A student at Georgia’s public Gwinnet College in 2016, evangelical Christian Chike Uzuegbunam was first banned by the school from preaching and handing out Gospel tracts at an outdoor plaza on campus: he was told free speech was restricted to two specific areas on the site. However, when Uzuegbunam transferred his activity to the designated areas, campus police told him to stop evangelizing because there had been complaints about it. He was then informed his actions were a breach of the “Student Code of Conduct” because the designated areas were not for “open-speaking.”

Uzuegbunam sued the school for a violation of his constitutional right to freedom of speech. The case was pursued because, although the school changed its policy to allow preaching, it refused to accept a penalty for the harm caused: representing the plaintiff before the high court, Kristen Waggoner of the Alliance Defending Freedom said students at the college had “lost forever the chance to get those days back and speak their message to their peers.”

Ruling in Uzuegbunam’s favor, the Supreme Court reversed a decision from the 11th U.S. Court of Appeals and remanded the case for further proceedings following the high court’s reasoning, the Christian Post said.

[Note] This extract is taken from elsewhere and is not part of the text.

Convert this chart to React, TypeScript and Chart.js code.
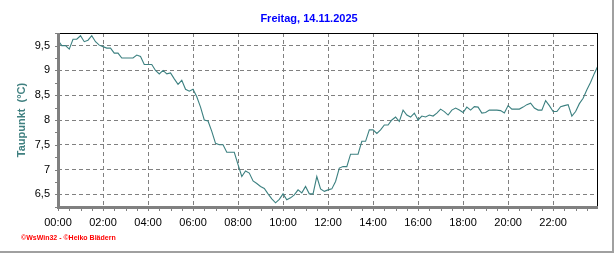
import React, { useEffect, useRef } from "react";
import { Chart, registerables } from "chart.js";

Chart.register(...registerables);

const TITLE = "Freitag, 14.11.2025";
const Y_TITLE = "Taupunkt  (°C)";
const CREDITS = "©WsWin32 - ©Heiko Blädern";

// minutes since midnight, one reading every 10 minutes
const STEP_MIN = 10;
const DEWPOINT = [
  9.61, 9.5, 9.5, 9.43, 9.63, 9.63, 9.7, 9.58, 9.61, 9.7, 9.58, 9.51,
  9.48, 9.45, 9.45, 9.35, 9.35, 9.25, 9.25, 9.25, 9.25, 9.31, 9.28, 9.12,
  9.12, 9.12, 9.0, 8.93, 9.0, 8.93, 8.95, 8.83, 8.72, 8.8, 8.62, 8.58,
  8.62, 8.47, 8.26, 8.0, 7.98, 7.77, 7.53, 7.5, 7.5, 7.35, 7.35, 7.35,
  7.1, 6.86, 6.97, 6.93, 6.77, 6.72, 6.66, 6.62, 6.51, 6.41, 6.33, 6.4,
  6.51, 6.39, 6.43, 6.49, 6.59, 6.53, 6.66, 6.51, 6.51, 6.86, 6.61, 6.56,
  6.59, 6.61, 6.76, 7.03, 7.06, 7.06, 7.31, 7.31, 7.31, 7.57, 7.57, 7.8,
  7.8, 7.73, 7.8, 7.9, 7.9, 8.0, 8.06, 7.97, 8.2, 8.1, 8.06, 8.14,
  8.0, 8.08, 8.06, 8.1, 8.08, 8.14, 8.22, 8.17, 8.1, 8.2, 8.24, 8.2,
  8.15, 8.26, 8.2, 8.27, 8.26, 8.14, 8.15, 8.2, 8.2, 8.2, 8.19, 8.14,
  8.29, 8.22, 8.22, 8.22, 8.26, 8.31, 8.34, 8.24, 8.2, 8.2, 8.39, 8.29,
  8.17, 8.17, 8.27, 8.29, 8.31, 8.08, 8.17, 8.33, 8.44, 8.61, 8.76, 8.94,
  9.1,
];

const X_TICKS = [0, 120, 240, 360, 480, 600, 720, 840, 960, 1080, 1200, 1320];
const X_LABELS = ["00:00", "02:00", "04:00", "06:00", "08:00", "10:00", "12:00", "14:00", "16:00", "18:00", "20:00", "22:00"];
const Y_TICKS = [6.5, 7, 7.5, 8, 8.5, 9, 9.5];
const Y_LABELS = ["6,5", "7", "7,5", "8", "8,5", "9", "9,5"];
const X_MIN = 0;
const X_MAX = 1437;
const Y_MIN = 6.245;
const Y_MAX = 9.755;

const FONT = "'Liberation Sans', Arial, sans-serif";

const framePlugin = {
  id: "frame",
  afterDraw(chart: any) {
    const { ctx, chartArea } = chart;
    const { left, right, top, bottom } = chartArea;
    const xs = chart.scales.x;
    const ys = chart.scales.y;
    ctx.save();
    // title
    ctx.fillStyle = "#0000ff";
    ctx.font = `bold 11px ${FONT}`;
    ctx.textAlign = "center";
    ctx.textBaseline = "middle";
    ctx.fillText(TITLE, 309, 19);
    // top & right black border
    ctx.fillStyle = "#000000";
    ctx.fillRect(left, top, right - left + 1, 1);
    ctx.fillRect(right, top, 1, bottom - top);
    // thick grey axes
    ctx.fillStyle = "#808080";
    ctx.fillRect(left - 1, top, 3, bottom - top + 2);
    ctx.fillRect(left - 1, bottom - 1, right - left + 2, 3);
    // minor ticks
    for (let m = 0; m <= X_MAX; m += 30) {
      const px = Math.round(xs.getPixelForValue(m));
      ctx.fillRect(px, bottom + 2, 1, 2);
    }
    for (let v = 6.25; v <= Y_MAX; v += 0.25) {
      const py = Math.round(ys.getPixelForValue(v));
      ctx.fillRect(left - 3, py, 2, 1);
    }
    // outer window frame
    ctx.fillStyle = "#a0a0a0";
    ctx.fillRect(612, 0, 2, 253);
    ctx.fillRect(0, 251, 614, 2);
    // credits
    ctx.fillStyle = "#ff0000";
    ctx.font = `bold 7px ${FONT}`;
    ctx.textAlign = "left";
    ctx.textBaseline = "middle";
    ctx.fillText(CREDITS, 21, 238.5);
    ctx.restore();
  },
};

export default function App() {
  const ref = useRef<HTMLCanvasElement | null>(null);
  useEffect(() => {
    if (!ref.current) return;
    const points = DEWPOINT.map((v, i) => ({ x: i * STEP_MIN, y: v }));
    const chart = new Chart(ref.current, {
      type: "line",
      data: {
        datasets: [
          {
            data: points,
            borderColor: "#3c8080",
            borderWidth: 1.1,
            pointRadius: 0,
            tension: 0,
            fill: false,
          },
        ],
      },
      options: {
        responsive: false,
        animation: false,
        events: [],
        layout: { padding: { left: 0, right: 19, top: 33, bottom: 0 } },
        plugins: {
          legend: { display: false },
          tooltip: { enabled: false },
          title: { display: false },
        },
        scales: {
          x: {
            type: "linear",
            min: X_MIN,
            max: X_MAX,
            afterBuildTicks: (s: any) => {
              s.ticks = X_TICKS.map((v) => ({ value: v }));
            },
            afterFit: (s: any) => {
              s.height = 46;
            },
            ticks: {
              autoSkip: false,
              maxRotation: 0,
              color: "#000000",
              padding: 9,
              font: { family: FONT, size: 11 },
              callback: (_v: any, i: number) => X_LABELS[i],
            },
            grid: { color: "#808080", lineWidth: 1, drawTicks: false },
            border: { display: false, dash: [4, 3] },
          },
          y: {
            type: "linear",
            min: Y_MIN,
            max: Y_MAX,
            afterBuildTicks: (s: any) => {
              s.ticks = Y_TICKS.map((v) => ({ value: v }));
            },
            afterFit: (s: any) => {
              s.width = 58;
            },
            ticks: {
              color: "#000000",
              padding: 8,
              font: { family: FONT, size: 11 },
              callback: (_v: any, i: number) => Y_LABELS[i],
            },
            grid: { color: "#808080", lineWidth: 1, drawTicks: false },
            border: { display: false, dash: [4, 3] },
            title: {
              display: true,
              text: Y_TITLE,
              color: "#408080",
              font: { family: FONT, size: 11, weight: "bold" },
              padding: { top: 15, bottom: 0 },
            },
          },
        },
      },
      plugins: [framePlugin],
    });
    return () => chart.destroy();
  }, []);
  return (
    <div style={{ position: "absolute", left: 0, top: 0, width: 616, height: 253, background: "#ffffff" }}>
      <canvas ref={ref} width={616} height={253} style={{ display: "block" }} />
    </div>
  );
}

In giving the Supreme Court’s majority opinion, Justice Clarence Thomas wrote: “For purposes of this appeal, it is undisputed that Uzuegbunam experienced a completed violation of his constitutional rights when respondents enforced their speech policies against him. Because ‘every violation [of a right] imports damage’ … nominal damages can redress Uzuegbunam’s injury even if he cannot or chooses not to quantify that harm in economic terms.”